When Honky Tonk came out, he was forty years old, by far the oldest of the people who had rock and roll hits in the mid fifties.
And he was a jazz organ player, not a Little Richard type.
He was also stuck repeating the formula.
Over the decade after Honky Tonk Parts 1 and 2, he recorded tracks like Honky Tonk Vocal Version, Hippy Dippy, Blip Blop, Yucky Dock, and Honky Tonk Bossanova.
His career as a charting artist more or less stopped after 1960, when he made the mistake of asking Sid Nathan if he could have a higher royalty rate, given the millions of dollars his recordings had brought in to King Records, and King dropped him.
But it didn't stop his career as a working musician.
In 1962 he teamed up again with Ella Fitzgerald, who wanted to go back to making music with a bit more rhythm than her recent albums of ballads.
The resulting album, Rhythm Is My Business, featured Duggett's arrangements and Hammond organ very prominently.
Let me tell you about a boy I know.
He is my baby and he lives next door.
Every morning before the sun comes up,
he brings my coffee in my favourite cup.
That's why I know, yes, I know.
Hallelujah.
He also teamed up in 1969 with James Brown, who around that time was trying to pay back his dues to others who'd been artists on King Records when Brown had started with them in the 50s.
As well as recording his album, Thinking About Little Willie John and Other Nice Things, Brown had also been producing records for Hank Ballard, and now it was Bill Doggett's turn.

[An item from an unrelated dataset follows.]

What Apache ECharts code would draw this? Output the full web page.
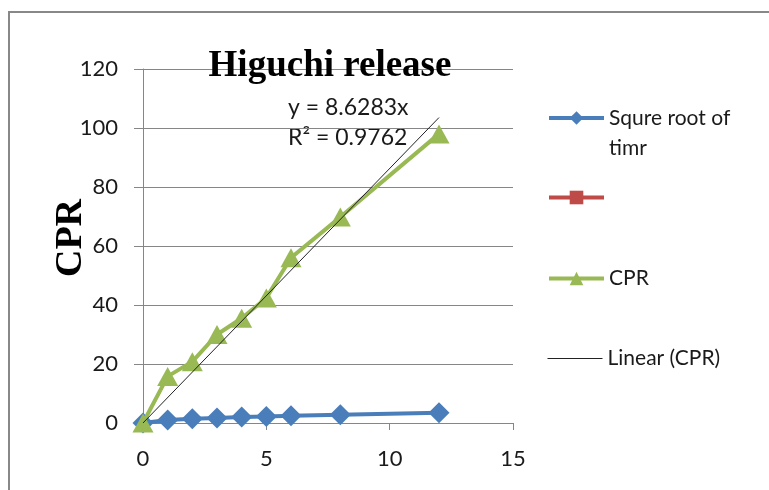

For Doggett, Brown produced and wrote Honky Tonk Popcorn.
Doggett spent most of the rest of his life touring the Old East Circuit, a respected organist who would play hundreds of shows a year until his death in 1996, aged 80.
He played honky-tonk at every show, saying,
I just wouldn't be Bill Dogget if I didn't play Honky Tonk.
That's what the people pay to hear, so that's what they get.